==== Dataset section
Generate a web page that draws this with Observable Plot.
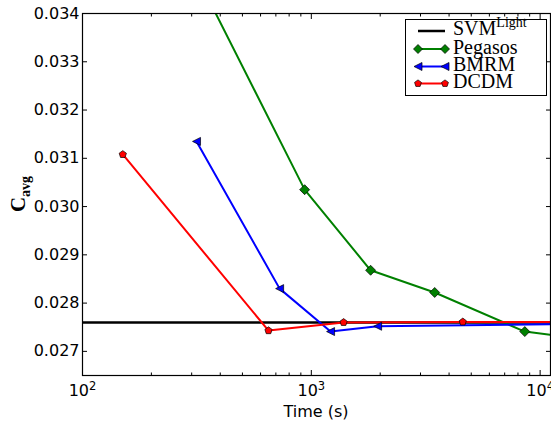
<!DOCTYPE html>
<html><head><meta charset="utf-8">
<script src="https://cdn.jsdelivr.net/npm/d3@7"></script>
<script src="https://cdn.jsdelivr.net/npm/@observablehq/plot@0.6"></script>
<style>body{margin:0;background:#fff}#wrap{width:551px;height:423px}</style>
</head><body><div id="wrap"></div>
<script>
// ---- data ----
const svmLightC = 0.0276;
const pegasosTime = [297, 935, 1816, 3461, 8570, 15000];
const pegasosC    = [0.03503, 0.03035, 0.02868, 0.02822, 0.02741, 0.02727];
const bmrmTime    = [315, 727, 1214, 1949, 15000];
const bmrmC       = [0.03135, 0.02830, 0.02741, 0.02752, 0.02757];
const dcdmTime    = [150, 650, 1384, 4592, 15000];
const dcdmC       = [0.03108, 0.02743, 0.02760, 0.02761, 0.02761];
const legendNames = ["SVM", "Pegasos", "BMRM", "DCDM"];
const xMajor = [100, 1000, 10000];
const xMajorExp = ["2", "3", "4"];
const xMinor = [200,300,400,500,600,700,800,900,2000,3000,4000,5000,6000,7000,8000,9000];
const yTicks = [0.027,0.028,0.029,0.030,0.031,0.032,0.033,0.034];

const toRows = (t, c) => t.map((d, i) => ({t: d, c: c[i]}));
const pegasos = toRows(pegasosTime, pegasosC);
const bmrm = toRows(bmrmTime, bmrmC);
const dcdm = toRows(dcdmTime, dcdmC);

const GREEN = "#008000", BLUE = "#0000ff", RED = "#ff0000";

// custom marker symbols
const triLeft = {draw(ctx, size) { const r = Math.sqrt(size / Math.PI);
  ctx.moveTo(-r, 0); ctx.lineTo(r, -r); ctx.lineTo(r, r); ctx.closePath(); }};
const pentagon = {draw(ctx, size) { const r = Math.sqrt(size / Math.PI);
  for (let i = 0; i < 5; i++) { const a = -Math.PI/2 + i * 2*Math.PI/5;
    const x = r*Math.cos(a), y = r*Math.sin(a); i ? ctx.lineTo(x, y) : ctx.moveTo(x, y); }
  ctx.closePath(); }};
const diamond = {draw(ctx, size) { const r = Math.sqrt(size / Math.PI);
  ctx.moveTo(0, -r); ctx.lineTo(r, 0); ctx.lineTo(0, r); ctx.lineTo(-r, 0); ctx.closePath(); }};

const none = () => "";
const xLab = d => { const k = xMajor.findIndex(v => Math.abs(v - d) < 1e-6 * v); return k >= 0 ? "10^" + xMajorExp[k] : ""; };
const chart = Plot.plot({
  width: 551, height: 423,
  marginLeft: 82, marginRight: 1, marginTop: 13, marginBottom: 48,
  style: {fontFamily: "DejaVu Sans", fontSize: "16px", color: "black", background: "white", overflow: "visible"},
  x: {type: "log", domain: [100, 11100]},
  y: {domain: [0.0265, 0.034]},
  marks: [
    Plot.ruleY([svmLightC], {stroke: "black", strokeWidth: 2.5}),
    Plot.line(pegasos, {x: "t", y: "c", stroke: GREEN, strokeWidth: 2, clip: true}),
    Plot.line(bmrm, {x: "t", y: "c", stroke: BLUE, strokeWidth: 2, clip: true}),
    Plot.line(dcdm, {x: "t", y: "c", stroke: RED, strokeWidth: 2, clip: true}),
    Plot.dot(pegasos, {x: "t", y: "c", symbol: diamond, r: 5, fill: GREEN, stroke: "black", strokeWidth: 0.7, clip: true}),
    Plot.dot(bmrm, {x: "t", y: "c", symbol: triLeft, r: 4, fill: BLUE, stroke: "black", strokeWidth: 0.7, clip: true}),
    Plot.dot(dcdm, {x: "t", y: "c", symbol: pentagon, r: 3.8, fill: RED, stroke: "black", strokeWidth: 0.7, clip: true}),
    Plot.frame({stroke: "black", strokeWidth: 1.2}),
    // inward ticks on all four sides
    Plot.axisX(xMajor, {anchor: "bottom", tickSize: -5, tickFormat: none, label: null}),
    Plot.axisX(xMinor, {anchor: "bottom", tickSize: -2.5, tickFormat: none, label: null}),
    Plot.axisX(xMajor, {anchor: "top", tickSize: -5, tickFormat: none, label: null}),
    Plot.axisX(xMinor, {anchor: "top", tickSize: -2.5, tickFormat: none, label: null}),
    Plot.axisY(yTicks, {anchor: "left", tickSize: -5, tickFormat: none, label: null}),
    Plot.axisY(yTicks, {anchor: "right", tickSize: -5, tickFormat: none, label: null}),
    // tick labels
    Plot.axisX(xMajor, {anchor: "bottom", tickSize: 0, tickPadding: 9, tickFormat: xLab, label: null, fontSize: 16}),
    Plot.axisY(yTicks, {anchor: "left", tickSize: 0, tickPadding: 3, tickFormat: d3.format(".3f"), label: null, fontSize: 16})
  ]
});
document.getElementById("wrap").appendChild(chart);

const svg = d3.select(chart);
// turn "10^n" tick labels into 10 with a superscript exponent
svg.selectAll("text").each(function() {
  const el = d3.select(this), s = el.text();
  const m = /^10\^(\d)$/.exec(s);
  if (m) {
    el.text("10");
    el.append("tspan").attr("font-size", 11.5).attr("dy", "-0.55em").text(m[1]);
  }
});
// x label
svg.append("text").attr("x", 316).attr("y", 417).attr("text-anchor", "middle")
  .attr("font-family", "DejaVu Sans").attr("font-size", 16).text("Time (s)");
// y label with subscript
const yl = svg.append("text").attr("transform", "translate(25,194) rotate(-90)")
  .attr("text-anchor", "middle").attr("font-family", "Liberation Serif").attr("font-weight", "bold").attr("font-size", 21);
yl.append("tspan").text("C");
yl.append("tspan").attr("font-size", 14).attr("dy", 5).text("avg");

// legend
const lg = svg.append("g").attr("text-anchor", "start");
lg.append("rect").attr("x", 405.5).attr("y", 19.5).attr("width", 141).attr("height", 76)
  .attr("fill", "white").attr("stroke", "black").attr("stroke-width", 1);
const rowsY = [31, 49, 66.5, 83.5];
const colors = ["black", GREEN, BLUE, RED];
const syms = [null, diamond, triLeft, pentagon];
const rs = [0, 4.5, 4, 3.6];
legendNames.forEach((name, i) => {
  const y = rowsY[i];
  lg.append("line").attr("x1", 418).attr("x2", 445).attr("y1", y).attr("y2", y)
    .attr("stroke", colors[i]).attr("stroke-width", i === 0 ? 2.5 : 2);
  if (syms[i]) {
    const p = d3.path(); syms[i].draw(p, Math.PI * rs[i] * rs[i]);
    [418, 445].forEach(x => lg.append("path").attr("d", p.toString())
      .attr("transform", `translate(${x},${y})`).attr("fill", colors[i]).attr("stroke", "black").attr("stroke-width", 0.7));
  }
  const t = lg.append("text").attr("x", 453).attr("y", y + 4 + (i === 0 ? 0 : 0.5))
    .attr("text-anchor", "start")
    .attr("font-family", "Liberation Serif").attr("font-size", 20).attr("fill", "black").text(name);
  if (i === 0) t.append("tspan").attr("font-size", 14).attr("dy", -8).text("Light");
});
</script>
</body></html>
========
Go through the data above and find the lines with the word "this". Copy each of those lines.

Generate a web page that draws this with Observable Plot.
  const el = d3.select(this), s = el.text();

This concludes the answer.